Material:
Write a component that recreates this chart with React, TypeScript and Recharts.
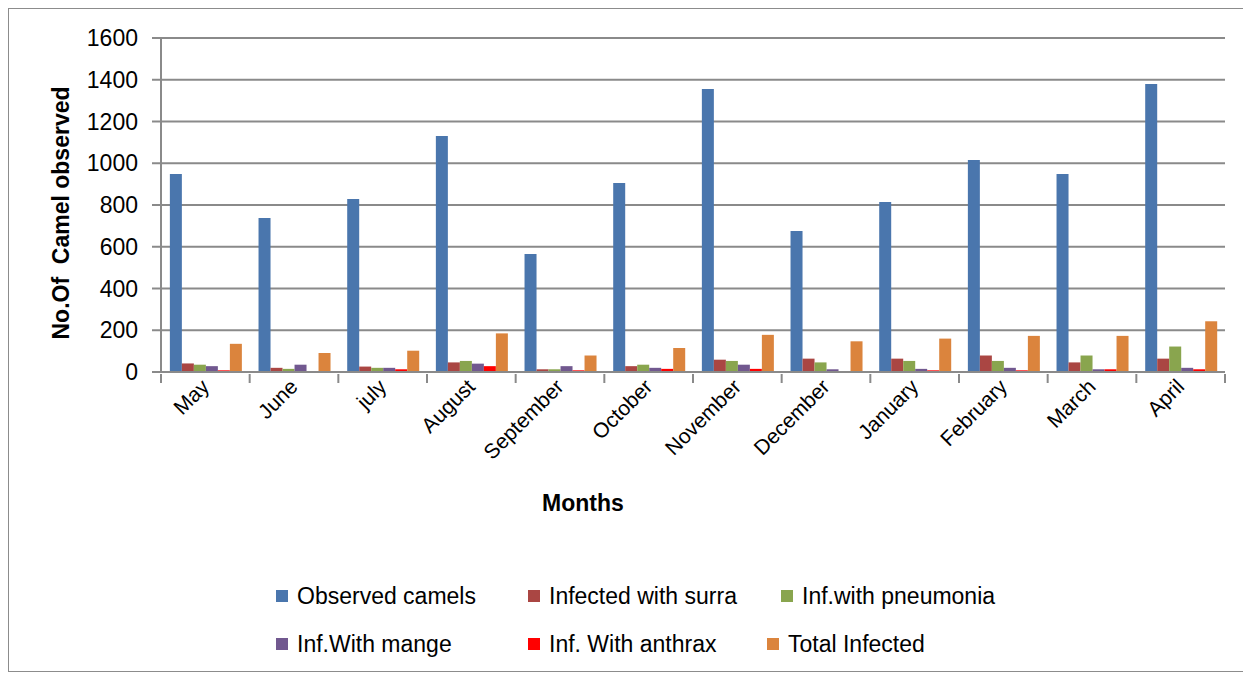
import { BarChart, Bar, XAxis, YAxis, CartesianGrid } from 'recharts'

const months = ['May', 'June', 'july', 'August', 'September', 'October', 'November', 'December', 'January', 'February', 'March', 'April']
const observed = [948, 738, 829, 1130, 565, 905, 1356, 675, 814, 1015, 948, 1380]
const surra = [41, 20, 26, 46, 13, 28, 59, 64, 64, 79, 46, 64]
const pneumonia = [35, 15, 20, 53, 13, 35, 53, 46, 53, 53, 79, 122]
const mange = [28, 35, 20, 40, 28, 20, 35, 13, 15, 20, 13, 20]
const anthrax = [8, 0, 13, 28, 8, 15, 15, 0, 8, 8, 13, 13]
const total = [135, 91, 102, 185, 79, 115, 178, 147, 160, 173, 173, 243]
const yTicks = [0, 200, 400, 600, 800, 1000, 1200, 1400, 1600]

const series = [
  { key: 'observed', name: 'Observed camels', color: '#4A76AD' },
  { key: 'surra', name: 'Infected with surra', color: '#AA4643' },
  { key: 'pneumonia', name: 'Inf.with pneumonia', color: '#89A54E' },
  { key: 'mange', name: 'Inf.With mange', color: '#71588F' },
  { key: 'anthrax', name: 'Inf. With anthrax', color: '#FF0000' },
  { key: 'total', name: 'Total Infected', color: '#DB843D' },
]

const data = months.map((m, i) => ({
  month: m,
  observed: observed[i],
  surra: surra[i],
  pneumonia: pneumonia[i],
  mange: mange[i],
  anthrax: anthrax[i],
  total: total[i],
}))

const FONT = '"Liberation Sans", Arial, sans-serif'
const GRID = '#8a8a8a'
const W = 1235
const H = 662
const margin = { top: 29, right: 19, bottom: 149, left: 0 }
const band = (W - margin.left - margin.right - 152) / months.length

function MonthTick(props: any) {
  const { x, y, payload, index } = props
  const last = index === months.length - 1
  return (
    <g>
      <line x1={x - band / 2} x2={x - band / 2} y1={y} y2={y + 9} stroke={GRID} strokeWidth={2} />
      {last && <line x1={x + band / 2} x2={x + band / 2} y1={y} y2={y + 9} stroke={GRID} strokeWidth={2} />}
      <text
        x={0}
        y={0}
        transform={`translate(${x + 5},${y + 14}) rotate(-45)`}
        textAnchor="end"
        fontSize={21}
        fontFamily={FONT}
        fill="#000"
      >
        {payload.value}
      </text>
    </g>
  )
}

// legend item lefts, per row, like the Excel layout
const legendRows = [
  { top: 573, items: [0, 1, 2], lefts: [267, 519, 772] },
  { top: 621, items: [3, 4, 5], lefts: [267, 519, 758] },
]

export default function App() {
  return (
    <div style={{ position: 'relative', width: W, height: H, border: '1px solid #8c8c8c', background: '#fff' }}>
      <BarChart width={W} height={H} data={data} margin={margin} barCategoryGap="10%" barGap={0}>
        <CartesianGrid horizontal vertical={false} stroke={GRID} strokeWidth={2} />
        <XAxis
          dataKey="month"
          interval={0}
          height={150}
          tickLine={false}
          tickSize={0}
          axisLine={{ stroke: GRID, strokeWidth: 2 }}
          tick={<MonthTick />}
          label={{
            content: ({ viewBox }: any) => (
              <text
                x={viewBox.x + viewBox.width / 2 - 110}
                y={viewBox.y + 139}
                textAnchor="middle"
                fontSize={23}
                fontWeight="bold"
                fontFamily={FONT}
              >
                Months
              </text>
            ),
          }}
        />
        <YAxis
          width={152}
          domain={[0, 1600]}
          ticks={yTicks}
          interval={0}
          tickSize={9}
          tickMargin={14}
          tickLine={{ stroke: GRID, strokeWidth: 2 }}
          axisLine={{ stroke: GRID, strokeWidth: 2 }}
          tick={{ fontSize: 23, fontFamily: FONT, fill: '#000' }}
          label={{
            content: ({ viewBox }: any) => {
              const cx = viewBox.x + 52
              const cy = viewBox.y + viewBox.height / 2 + 8
              return (
                <text
                  x={0}
                  y={0}
                  transform={`translate(${cx},${cy}) rotate(-90)`}
                  textAnchor="middle"
                  dominantBaseline="central"
                  fontSize={23}
                  fontWeight="bold"
                  fontFamily={FONT}
                  style={{ whiteSpace: 'pre' }}
                >
                  {'No.Of  Camel observed'}
                </text>
              )
            },
          }}
        />
        {series.map((s) => (
          <Bar key={s.key} dataKey={s.key} name={s.name} fill={s.color} isAnimationActive={false} />
        ))}
      </BarChart>
      {legendRows.map((row, r) =>
        row.items.map((idx, j) => (
          <div
            key={`${r}-${idx}`}
            style={{
              position: 'absolute',
              top: row.top,
              left: row.lefts[j],
              height: 28,
              display: 'flex',
              alignItems: 'center',
              fontFamily: FONT,
              fontSize: 23,
              color: '#000',
              whiteSpace: 'nowrap',
            }}
          >
            <span style={{ width: 12, height: 12, background: series[idx].color, marginRight: 9, display: 'inline-block' }} />
            {series[idx].name}
          </div>
        ))
      )}
    </div>
  )
}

Written task:
Reproduce exactly the run of lines that opens the listing and closes with the line holding "XAxis, YAxis, CartesianGrid". Pictures are excluded.

Written reply:
Write a component that recreates this chart with React, TypeScript and Recharts.
import { BarChart, Bar, XAxis, YAxis, CartesianGrid } from 'recharts'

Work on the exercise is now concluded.